Una comunione di amore e di preghiera. Una comunione di aiuto reciproco.
E' per questo che il Vaticano II dice: "L'unione dei viventi con i fratelli che si sono addormentati nella pace di Cristo non è interrotta, ma al contrario, secondo la costante fede della Chiesa, rafforzata dalla condivisione di beni spirituali" (LG 49).
Per noi, oggi, comunione di beni spirituali significa non tanto preparare il cibo preferito dei nostri defunti, ma pregare per loro, amarli, fare tesoro del loro esempio, raccomandarli all'amore di Dio.
Talvolta anche perdonarli.

Noi speriamo un giorno di rivederli, per la misericordia divina, nonostante la fragilità della nostra condizione umana.

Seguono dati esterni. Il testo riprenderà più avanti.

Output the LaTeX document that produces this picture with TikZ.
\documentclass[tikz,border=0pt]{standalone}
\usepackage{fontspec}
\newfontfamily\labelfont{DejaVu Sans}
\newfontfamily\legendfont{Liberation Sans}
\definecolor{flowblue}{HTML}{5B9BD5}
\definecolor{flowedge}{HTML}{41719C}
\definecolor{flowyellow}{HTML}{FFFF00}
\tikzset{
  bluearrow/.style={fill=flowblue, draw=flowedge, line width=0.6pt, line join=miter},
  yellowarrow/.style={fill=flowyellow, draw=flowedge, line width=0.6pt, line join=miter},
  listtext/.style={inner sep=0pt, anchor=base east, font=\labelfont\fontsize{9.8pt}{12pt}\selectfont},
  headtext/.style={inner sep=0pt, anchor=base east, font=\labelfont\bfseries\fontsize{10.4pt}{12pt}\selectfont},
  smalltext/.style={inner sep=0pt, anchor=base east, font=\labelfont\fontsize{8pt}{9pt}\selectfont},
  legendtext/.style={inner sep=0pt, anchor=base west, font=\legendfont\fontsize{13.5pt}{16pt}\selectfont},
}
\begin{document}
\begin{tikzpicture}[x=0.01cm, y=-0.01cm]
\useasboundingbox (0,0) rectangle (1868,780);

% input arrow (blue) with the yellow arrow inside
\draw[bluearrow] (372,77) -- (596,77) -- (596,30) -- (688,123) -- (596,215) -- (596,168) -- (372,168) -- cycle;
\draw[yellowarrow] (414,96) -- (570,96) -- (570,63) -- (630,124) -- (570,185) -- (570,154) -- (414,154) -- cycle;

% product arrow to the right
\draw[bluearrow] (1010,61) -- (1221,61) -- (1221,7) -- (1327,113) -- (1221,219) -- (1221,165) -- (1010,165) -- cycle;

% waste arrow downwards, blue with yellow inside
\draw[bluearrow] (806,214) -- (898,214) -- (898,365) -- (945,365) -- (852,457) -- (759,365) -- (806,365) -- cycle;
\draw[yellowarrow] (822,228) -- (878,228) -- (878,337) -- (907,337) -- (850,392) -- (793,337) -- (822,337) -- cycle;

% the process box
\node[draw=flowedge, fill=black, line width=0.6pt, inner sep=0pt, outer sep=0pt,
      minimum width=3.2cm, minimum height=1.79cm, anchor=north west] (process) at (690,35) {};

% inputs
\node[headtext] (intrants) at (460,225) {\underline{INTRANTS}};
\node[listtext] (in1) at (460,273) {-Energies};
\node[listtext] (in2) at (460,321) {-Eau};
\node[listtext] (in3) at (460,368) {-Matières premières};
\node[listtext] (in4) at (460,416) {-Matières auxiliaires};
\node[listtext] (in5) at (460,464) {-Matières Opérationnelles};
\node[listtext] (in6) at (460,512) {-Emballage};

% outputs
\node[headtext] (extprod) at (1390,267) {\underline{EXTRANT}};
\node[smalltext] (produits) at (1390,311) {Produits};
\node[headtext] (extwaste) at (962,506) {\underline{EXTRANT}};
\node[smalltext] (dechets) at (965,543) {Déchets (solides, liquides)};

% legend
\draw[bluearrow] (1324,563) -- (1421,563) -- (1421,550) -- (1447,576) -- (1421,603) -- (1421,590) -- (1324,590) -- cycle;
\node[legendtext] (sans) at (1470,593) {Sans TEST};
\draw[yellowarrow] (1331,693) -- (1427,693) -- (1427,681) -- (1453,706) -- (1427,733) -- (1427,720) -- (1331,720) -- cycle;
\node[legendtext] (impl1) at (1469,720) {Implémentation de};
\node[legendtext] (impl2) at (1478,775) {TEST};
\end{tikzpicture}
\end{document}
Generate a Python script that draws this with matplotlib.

La celebrazione odierna ci dice anche che mai dobbiamo scoraggiarci o vivere troppo di rimpianti nel passato. La vita continua: andiamo avanti!

LA SPERANZA FONDATA

La liturgia della Parola ci presenta, in tutte e tre le letture, elementi per rafforzare la nostra speranza. Abbiamo sentito delle frasi decise, forti. Potremmo dire: abbiamo sentito delle dichiarazioni solenni.
"Io lo so che il mio Redentore è vivo. Io lo vedrò, io stesso".
"Sono certo di contemplare la bontà del Signore nella terra dei viventi".
"A maggior ragione ora, giustificati per il suo sangue, saremo salvati dall'ira."
"Questa è la volontà di colui che mi ha mandato, che io non perda nulla di quanto egli mi ha dato".
Non abbiamo sentito espressioni tipo: "io spero di vederlo", "spero di contemplare un giorno il suo volto", "speriamo che saremo salvati", ecc. Abbiamo udito dichiarazioni che tradiscono una dose di sicurezza: Dio vuole salvare tutti gli uomini, Cristo ha dato la sua vita per salvarci, noi un giorno vedremo Dio.
Ma chi di noi può dire con certezza cosa gli accadrà dopo la morte?
Nessuno.
Possiamo solo confidare nella volontà di Dio, che è una volontà salvifica.
La Parola ci dice che Dio ha fatto tutto il possibile, per parte sua, affinché questa speranza possa diventare certezza per gli uomini.
Certo, c'è una parte che spetta a noi. E' nostra parte "andare a Gesù", cioè orientare la nostra vita secondo la sua Parola. In questo modo lui non ci respingerà.
Se crediamo in Lui, non tanto con una pura operazione teorica, ma conformando la nostra vita a Lui, abbiamo la vita eterna.

Questa è la fede della Chiesa, che celebriamo oggi.

Il giorno del nostro Battesimo ci è stata consegnata una candela accesa, come segno della fede ricevuta, con la raccomandazione di conservarla "per la vita eterna".

Alcuni testimoni ci dicono che il Papa ha voluto questa candela accesa accanto a sé, durante la sua agonia.
Preghiamo che la luce della fede arda nei nostri cuori e guidi anche noi dove Dio ci aspetta.